If the weight is okay, I'd suspect it's a car length/curve size/weight being pulled physics/geometry issue. Adding additional weight beyond the RP might keep the tender on the track, but will create other issues due to increased axle and truck bearing friction.

 

 

Len, does that formula apply to tenders, too?  Most of the tenders on recent Lionel locos I have bought seem much heavier than that.  I figured tenders were deliberately made heavy so they had that weight to pull well and not stringline.

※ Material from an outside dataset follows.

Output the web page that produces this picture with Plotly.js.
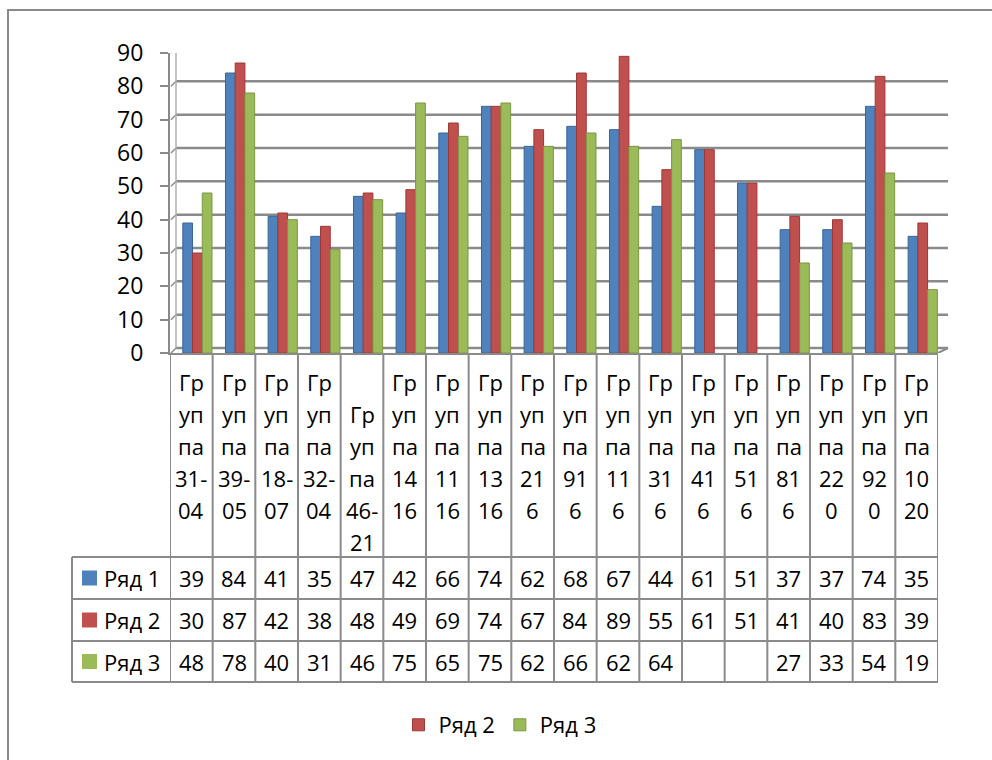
<!DOCTYPE html>
<html>
<head>
<meta charset="utf-8">
<script src="https://cdn.plot.ly/plotly-3.0.1.min.js"></script>
<style>html,body{margin:0;padding:0;background:#fff;}#chart{width:992px;height:760px;}</style>
</head>
<body>
<div id="chart"></div>
<script>
// ---- data ----
const categories = ["Группа 31-04","Группа 39-05","Группа 18-07","Группа 32-04","Группа 46-21","Группа 1416","Группа 1116","Группа 1316","Группа 216","Группа 916","Группа 116","Группа 316","Группа 416","Группа 516","Группа 816","Группа 220","Группа 920","Группа 1020"];
const headerLabels = ["Гр\nуп\nпа\n31-\n04","Гр\nуп\nпа\n39-\n05","Гр\nуп\nпа\n18-\n07","Гр\nуп\nпа\n32-\n04","\nГр\nуп\nпа\n46-\n21","Гр\nуп\nпа\n14\n16","Гр\nуп\nпа\n11\n16","Гр\nуп\nпа\n13\n16","Гр\nуп\nпа\n21\n6","Гр\nуп\nпа\n91\n6","Гр\nуп\nпа\n11\n6","Гр\nуп\nпа\n31\n6","Гр\nуп\nпа\n41\n6","Гр\nуп\nпа\n51\n6","Гр\nуп\nпа\n81\n6","Гр\nуп\nпа\n22\n0","Гр\nуп\nпа\n92\n0","Гр\nуп\nпа\n10\n20"];
const series1 = [39,84,41,35,47,42,66,74,62,68,67,44,61,51,37,37,74,35];
const series2 = [30,87,42,38,48,49,69,74,67,84,89,55,61,51,41,40,83,39];
const series3 = [48,78,40,31,46,75,65,75,62,66,62,64,null,null,27,33,54,19];
const seriesNames = ["Ряд 1","Ряд 2","Ряд 3"];
const seriesInLegend = [false,true,true];
const yTicks = [0,10,20,30,40,50,60,70,80,90];

// ---- style ----
const colors = ["#4F81BD","#C0504D","#9BBB59"];
const edgeColors = ["#3A6597","#9A3A37","#7A9645"];
const gridColor = "#8A8A8A";
const FONT = "Open Sans, Noto Sans, sans-serif";
const W = 992, H = 760;
const L = 170, R = 938, T = 53, B = 353;
const fx = p => (p - L) / (R - L);
const fy = p => (B - p) / (B - T);
const BAR_W = 0.228, GROUP_OFFSET = -0.2; // 3D depth pushes the group right of centre

const allSeries = [series1, series2, series3];
const traces = allSeries.map((s, k) => ({
  type: "bar",
  x: categories,
  y: s,
  name: seriesNames[k],
  showlegend: seriesInLegend[k],
  width: BAR_W,
  offset: GROUP_OFFSET + k * BAR_W,
  marker: {color: colors[k], line: {color: edgeColors[k], width: 1}},
  hoverinfo: "x+y+name"
}));

const shapes = [];
const annotations = [];
const lineStyle = {color: gridColor, width: 2};

// outer frame
shapes.push({type:"rect", xref:"paper", yref:"paper", x0:fx(8), x1:fx(1005), y0:fy(10), y1:fy(775), line:{color:"#8A8A8A", width:2}, layer:"below"});

// 3D back-wall gridlines (offset up/right)
yTicks.forEach(v => {
  shapes.push({type:"line", xref:"paper", yref:"y", x0:fx(176), x1:fx(948), ysizemode:"pixel", yanchor:v, y0:5, y1:5, line:{color:gridColor, width:2.5}, layer:"below"});
  shapes.push({type:"line", xref:"paper", yref:"y", xsizemode:"pixel", xanchor:fx(171), x0:0, x1:5, ysizemode:"pixel", yanchor:v, y0:0, y1:5, line:{color:gridColor, width:1.5}, layer:"below"});
});
// back wall left edge
shapes.push({type:"line", xref:"paper", yref:"y", x0:fx(176), x1:fx(176), ysizemode:"pixel", yanchor:0, y0:5, y1:305, line:{color:"#B0B0B0", width:1.5}, layer:"below"});
// floor right diagonal
shapes.push({type:"line", xref:"paper", yref:"y", xsizemode:"pixel", xanchor:1, x0:0, x1:10, ysizemode:"pixel", yanchor:0, y0:0, y1:5, line:lineStyle, layer:"below"});

// data table: vertical lines
for (let i = 0; i <= categories.length; i++) {
  shapes.push({type:"line", xref:"x", yref:"paper", x0:i-0.5, x1:i-0.5, y0:fy(353), y1:fy(682), line:lineStyle});
}
// table horizontal lines
[557, 599, 641, 682].forEach(p => {
  shapes.push({type:"line", xref:"paper", yref:"paper", x0:fx(72), x1:1, y0:fy(p), y1:fy(p), line:lineStyle});
});
shapes.push({type:"line", xref:"paper", yref:"paper", x0:fx(72), x1:fx(72), y0:fy(557), y1:fy(682), line:lineStyle});

// header labels
headerLabels.forEach((lab, i) => {
  lab.split("\n").forEach((ln, k) => {
    if (!ln) return;
    annotations.push({xref:"x", yref:"paper", x:categories[i], y:fy(382 + 32*k), text:ln, showarrow:false, xanchor:"center", yanchor:"middle", font:{family:FONT, size:22, color:"#000"}});
  });
});

// table rows
const rowCenters = [578, 620, 661.5];
allSeries.forEach((s, k) => {
  const yc = rowCenters[k];
  shapes.push({type:"rect", xref:"paper", yref:"paper", x0:fx(82), x1:fx(97), y0:fy(yc-7.5), y1:fy(yc+7.5), fillcolor:colors[k], line:{width:0}});
  annotations.push({xref:"paper", yref:"paper", x:fx(102), y:fy(yc), text:seriesNames[k], showarrow:false, xanchor:"left", yanchor:"middle", font:{family:FONT, size:22, color:"#000"}});
  s.forEach((v, i) => {
    if (v === null) return;
    annotations.push({xref:"x", yref:"paper", x:categories[i], y:fy(yc), text:String(v), showarrow:false, xanchor:"center", yanchor:"middle", font:{family:FONT, size:22, color:"#000"}});
  });
});

const layout = {
  width: W, height: H,
  margin: {l: L, r: W - R, t: T, b: H - B, pad: 0},
  paper_bgcolor: "#fff", plot_bgcolor: "rgba(0,0,0,0)",
  barmode: "group",
  xaxis: {type:"category", range:[-0.5, categories.length - 0.5], showticklabels:false, ticks:"", showgrid:false, zeroline:false, showline:true, linecolor:gridColor, linewidth:2, fixedrange:true},
  yaxis: {range:[0,90], tickvals:yTicks, ticks:"outside", ticklen:8, tickwidth:2, tickcolor:gridColor, showgrid:false, zeroline:false, showline:true, linecolor:gridColor, linewidth:2, ticklabelstandoff:12, tickfont:{family:FONT, size:23, color:"#000"}, fixedrange:true},
  legend: {orientation:"h", x:fx(500), xanchor:"center", y:fy(725), yanchor:"middle", font:{family:FONT, size:22, color:"#000"}, bgcolor:"rgba(0,0,0,0)", itemwidth:30},
  shapes: shapes,
  annotations: annotations,
  showlegend: true
};

Plotly.newPlot("chart", traces, layout, {displayModeBar:false, staticPlot:true});
</script>
</body>
</html>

I have had no such problems.  I have the 2001 version (831 and die cast tender) and pull an entire six car train, minus the seventh sound car, which I don't have, through curves w/minimum of O-72, and a myriad of Ross switches , as well as when so directed, up a 2%grade which curves to the right, midway through a 27 foot run.  Tracking or pulling power around and through the layout is not a problem. The loco doesn't have to work that hard. Is it possible that the wheel gauging on the tender is just a tad off and thus the cause of the problem?  Just a thought.

Lee,

 

The RP is intended for all cars, including tenders, but like I said - the Recommended Practices are mainly aimed at 2-railers, and as 'Gunrunner' said RP's are guides, not standards.

 

If your tender already meets the RP guidelines, and adding the weight of the page holder 'cures' the problem, I'd weigh the page holder and see if adding that much weight to the tender gets you rolling. You want to keep the added weight as low as possible on, or under, the frame. Tom has A-Line stick on weights in stock if you need any.

 

I should be in my shop all week, including Monday this week, if you want to stop by with the tender.